ラズパイで物体検出 3
最近はChatGPTや生成AIなど人工知能(AIモデル)に触れる機会が増えてきましたね。
このコラムではディープラーニング(深層学習)を用いた物体検出をご紹介しようと思っていますが、
せっかくだから独自に学習を行ったAIモデルをラズパイ5で動かしてみようと考えています。
全3回を予定しています。
1.ラズパイ5紹介
2.ディープラーニングモデルのYOLO紹介
3.教師あり学習と実動作←現在地
3.教師あり学習と実動作
前回まででラズパイ5とYOLOをご紹介しましたが、今回はYOLOによるディープラーニングでAIモデルを作成し、ラズパイ5で動画再生しながらリアルタイムに物体検出を行ってみます。
リアルタイムに物体検出を行うにはかなりの処理スピードが必要となってきますが、ベストタイミングの2024年6月にNPU(Neural Processing Unit)が搭載された「Raspberry Pi AI Kit」が発売となりました。

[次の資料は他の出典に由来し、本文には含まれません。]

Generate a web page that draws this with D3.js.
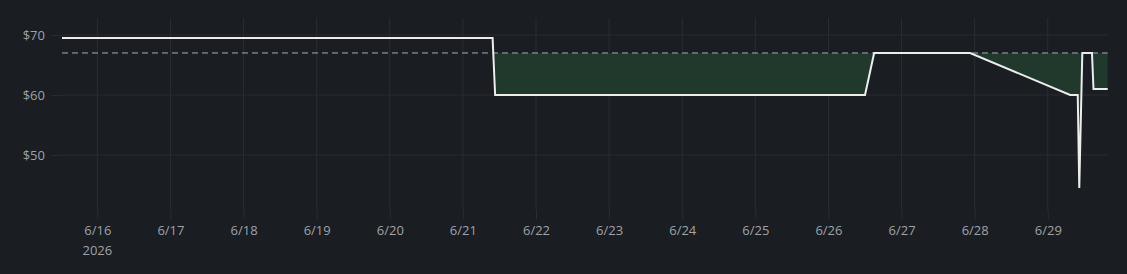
<!DOCTYPE html>
<html>
<head>
<meta charset="utf-8">
<script src="https://cdn.jsdelivr.net/npm/d3@7"></script>
<style>
  html, body { margin: 0; padding: 0; background: #1a1d21; }
  svg { display: block; }
</style>
</head>
<body>
<svg id="chart" width="1127" height="274"></svg>
<script>
// ---- data ----
const times = [
  "2026-06-15T12:24", "2026-06-21T09:45", "2026-06-21T10:35", "2026-06-26T12:00",
  "2026-06-26T15:00", "2026-06-27T22:30", "2026-06-29T07:20", "2026-06-29T09:50",
  "2026-06-29T10:20", "2026-06-29T11:20", "2026-06-29T14:30", "2026-06-29T15:00",
  "2026-06-29T19:40"
];
const prices = [69.5, 69.5, 60, 60, 67, 67, 60, 60, 44.5, 67, 67, 61, 61];
const referencePrice = 67;
const yTickValues = [50, 60, 70];
const xTickDays = ["2026-06-16","2026-06-17","2026-06-18","2026-06-19","2026-06-20","2026-06-21",
  "2026-06-22","2026-06-23","2026-06-24","2026-06-25","2026-06-26","2026-06-27","2026-06-28","2026-06-29"];
const yearLabel = "2026";

(function () {
// ---- layout ----
const W = 1127, H = 274;
const mLeft = 62, mRight = 1107.7, mTop = 18, mBottom = 210;
const parseT = d3.utcParse("%Y-%m-%dT%H:%M");
const parseD = d3.utcParse("%Y-%m-%d");
const data = times.map((t, i) => ({ t: parseT(t), p: prices[i] }));

const x = d3.scaleUtc().domain(d3.extent(data, d => d.t)).range([mLeft, mRight]);
const y = d3.scaleLinear().domain([40.83, 72.83]).range([mBottom, mTop]);

const svg = d3.select("#chart");
svg.append("rect").attr("width", W).attr("height", H).attr("fill", "#1a1d21");

const gridColor = "#2a2d32";
const textColor = "#9ea2a9";
const font = "'Open Sans', 'Noto Sans', sans-serif";
const fs = 13;

// vertical grid
const days = xTickDays.map(parseD);
svg.append("g").selectAll("line").data(days).join("line")
  .attr("x1", d => x(d)).attr("x2", d => x(d))
  .attr("y1", mTop).attr("y2", mBottom)
  .attr("stroke", gridColor).attr("stroke-width", 1);

// horizontal grid
svg.append("g").selectAll("line").data(yTickValues).join("line")
  .attr("x1", mLeft).attr("x2", mRight)
  .attr("y1", d => y(d)).attr("y2", d => y(d))
  .attr("stroke", gridColor).attr("stroke-width", 1);

// y axis
const yAxis = d3.axisLeft(y).tickValues(yTickValues).tickFormat(d => "$" + d).tickSize(11).tickPadding(6);
const gy = svg.append("g").attr("transform", `translate(${mLeft},0)`).call(yAxis);
gy.select(".domain").remove();
gy.selectAll(".tick line").attr("stroke", gridColor).attr("stroke-width", 1);
gy.selectAll(".tick text").attr("fill", textColor).attr("font-size", fs).attr("font-family", font);

// x axis
const xAxis = d3.axisBottom(x).tickValues(days).tickFormat(d3.utcFormat("%-m/%-d")).tickSize(9).tickPadding(7);
const gx = svg.append("g").attr("transform", `translate(0,${mBottom})`).call(xAxis);
gx.select(".domain").remove();
gx.selectAll(".tick line").attr("stroke", gridColor).attr("stroke-width", 1);
gx.selectAll(".tick text").attr("fill", textColor).attr("font-size", fs).attr("font-family", font);
gx.append("text")
  .attr("x", x(days[0])).attr("y", 45)
  .attr("text-anchor", "middle")
  .attr("fill", textColor).attr("font-size", fs).attr("font-family", font)
  .text(yearLabel);

// fill between reference and price where below
const area = d3.area()
  .x(d => x(d.t))
  .y0(y(referencePrice))
  .y1(d => y(Math.min(d.p, referencePrice)));
svg.append("path").datum(data).attr("d", area).attr("fill", "#21382d");

// reference dashed line
svg.append("line")
  .attr("x1", mLeft).attr("x2", mRight)
  .attr("y1", y(referencePrice)).attr("y2", y(referencePrice))
  .attr("stroke", "#a9adb3").attr("stroke-width", 1)
  .attr("stroke-dasharray", "6,4");

// price line
const line = d3.line().x(d => x(d.t)).y(d => y(d.p));
svg.append("path").datum(data).attr("d", line)
  .attr("fill", "none").attr("stroke", "#ececec").attr("stroke-width", 2)
  .attr("stroke-linejoin", "miter");
})();
</script>
</body>
</html>
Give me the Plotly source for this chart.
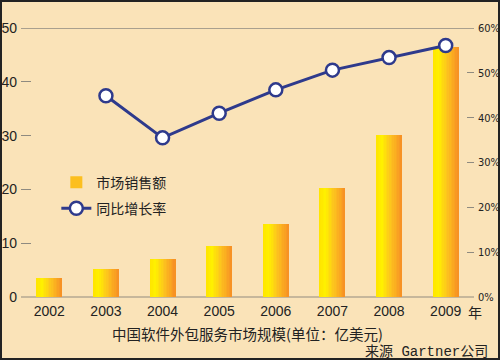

NPUはAIプロセッサとも呼ばれAIモデルの推論を高速に行う半導体です。これを使えばリアルタイム処理が万全だと思うのですが、残念ながら色々な販売サイトを確認しても「在庫切れ」でポチることができませんでした(涙)。人気なのですね。
仕方なくラズパイ5のCPUパワーで物体検出を行うことにします。
しかし、ラズパイ5のCPU処理性能が上がっているし、YOLOの処理スピードも速いので、どれくらいの性能になるのかも興味があります。
検出する物体は入手しやすい日本硬貨にしました。
教師あり学習では文字の通り教師データが必要になるのですが、その前に被写体となる硬貨を集める必要があります。
硬貨の和暦や製造年をできるだけバラバラにしたいと思い、家族にもお願いして各20枚ほど集めました。
集めた硬貨をスマホで沢山&た~くさん撮影してパソコンに取り込み、取り込んだ画像に専用ツールを使って「どこに」「何が」写っているのかを四角で囲んでいきます。こんな感じです。
地味な作業ですが、間違いや付け忘れはAIモデルの性能を悪化させることになるため、右手のマウスを慎重に操作し、左手の缶ビールで渇いたのどを潤すことも大事です。
全ての画像の作業が終わって、やっと教師データの出来上がりです。8割を学習用に、2割を検証用に分けます。
次は教師データを使って学習を行うのですが「Raspberry Pi AI Kit」が入手できなかったため学習はパソコンで行いました(汗)。
学習は、何回も繰り返すことで画像の特徴を絞り込んでいくのですが、回数が少ないと学習不足で性能が出ないし、あまりに繰り返すと役立たずの特徴となる特性もある(過学習)ため、学習不足と過学習の間を狙って学習回数を決めます。
う~ん・・・小難しくなってきたのでさっさと結果をみましょう。
出来上がったAIモデルをラズパイ5にコピーして動かした動画です。
そこそこの精度でしょうか。
それよりラズパイ5とYOLOの性能の良さでしょうね、動画のカクカク感が想像以上に少なく、なかなかの結果となりました。
世はまさに大海賊時代・・・ではなくて、DX(デジタルトランスフォーメーション)で社会やビジネス、生活の形・スタイルがどんどん便利になっている時代ですね。
私たちの技術でみなさまのお役に立てることが、もっともっと増えればと願っています。
最後まで見ていただき、本当にありがとうございました。